December 6, 2009 at 10:18:54
I didn't know that Excel could accept code like that. Is that VBscript? I'm no programmer but I'd still like to know.

I will test this out and let you know how it goes. But if it works like you say it does, it'll save me a mess of time. Thanks very much for your work. Thanks DerbyDad03

December 6, 2009 at 10:35:10
This is my first time trying to run a script from within Excel (I'm using Excel 2003) so I'm going to tell you exactly what I did, so let me know if I'm using it incorrectly.

Startup Excel 2003, widen and heighten cell A1 on a new worksheet.

Copy and paste a portion of chat log in A1

Right click Worksheet1 -> View Code -> copy/paste your code into the blank window that comes up next.

From the drop down menu, select Run -> Run Sub/Userform

Excel brings back to the foreground view of cell A1, and pop up box asks who the DM's name is, I enter "Widersinn" (no quotes) and hit enter

All text clears completely out of cell A1, it is then blank.

I tried this twice, same result.

Report •

December 6, 2009 at 10:38:34
Also strangely enough after the cell is blanked out, the cell keeps the width I widen it to, but the cell heighth goes back to default.

December 6, 2009 at 11:35:36
I'm not sure how you are doing your paste, but each line should be in it's own cell.

When I copied and pasted your example chat session from Response #2, I opened Excel, selected A1 and did a paste directly into the cell.

Each line was pasted into it's own cell.

A1: [18:05] <@Lorelai> Is that something you...
A2: [18:06] <@Widersinn> Lat time, the group was...
A3: [18:07] <Grennik> (( I asked Widersinn...

If you are pasting the data into the formula bar, then it will probably end up all in A1. In that case, the code would indeed delete everything since it is only checking one cell. As soon as it finds any reason to delete the line, it will delete whatever is in that single cell.

Report •

December 6, 2009 at 12:06:34
Thanks so very much, that worked just like you said it would.

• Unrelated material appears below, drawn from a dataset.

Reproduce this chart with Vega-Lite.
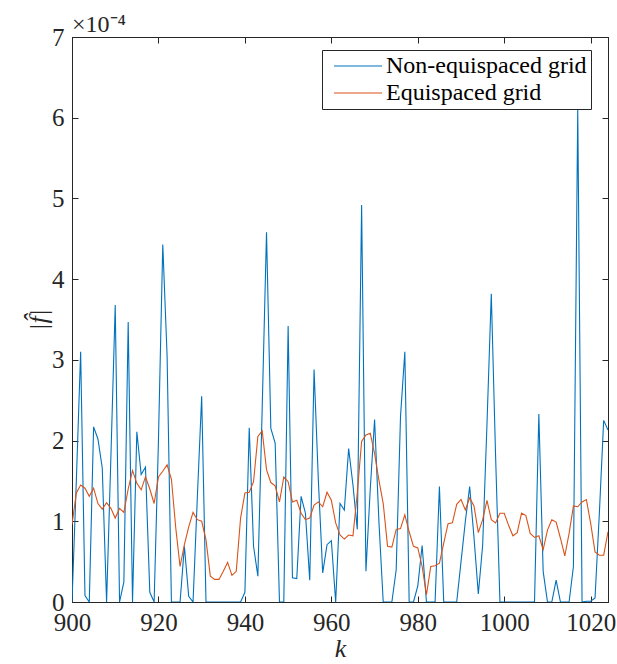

If you don't mind ... a few additions to the code, and I'm in no hurry for it mind you also.

all lines from GameServ should be retained

all lines from MightyMarvel should be retained.

all lines beginning with (`roll) and with (`mm) should be retained, without the parentheses.

If those can be added, this little program will be ideal.

December 6, 2009 at 12:13:58

To reiterate, GameServ is a IRC server bot we use for dice rolls.

MightyMarvel is another bot we use for random determinations in Marvel Super Heroes RPG

We use those with the `roll and `mm commands, respectively.

When someone uses one of those commands, the bot responds. I want to keep the command, and then the bots response. Here's an example of them both for you again:

[20:00] <@GMDog> `roll 1d100
[20:00] <@GameServ> GMDog rolled 1d100: 42 <Total: 42>

[20:09] <+Nitro9> `mm Ex
[20:09] <+MightyMarvel> Nitro9 rolls [ Excellent: 20%, White ]

December 7, 2009 at 05:27:16
Take a look at the code I offered.

You'll see where I use .FIND to find the required strings.

Substitute or add the newly required strings for the ones in the code and things should work fine.

December 7, 2009 at 06:16:51
Alright just to clarify:

'If line contains a * or " or the DM name, do not delete it
If Not .Find(DM) Is Nothing Or _
Not .Find("`roll") Is Nothing Or _
Not .Find("`mm") Is Nothing Or _
Not .Find("""") Is Nothing Or _
Left(Cells(Chat_Line, "A"), 1) = "*" Then GoTo Chk_Nxt

The additions I've made above to your code, would handle it?

I have to ask because I have no idea what I'm doing really.

December 7, 2009 at 07:21:34
It works I tell you, it works. Thanks DerbyDad03

December 7, 2009 at 09:56:38
Not bad for a rookie! ;-)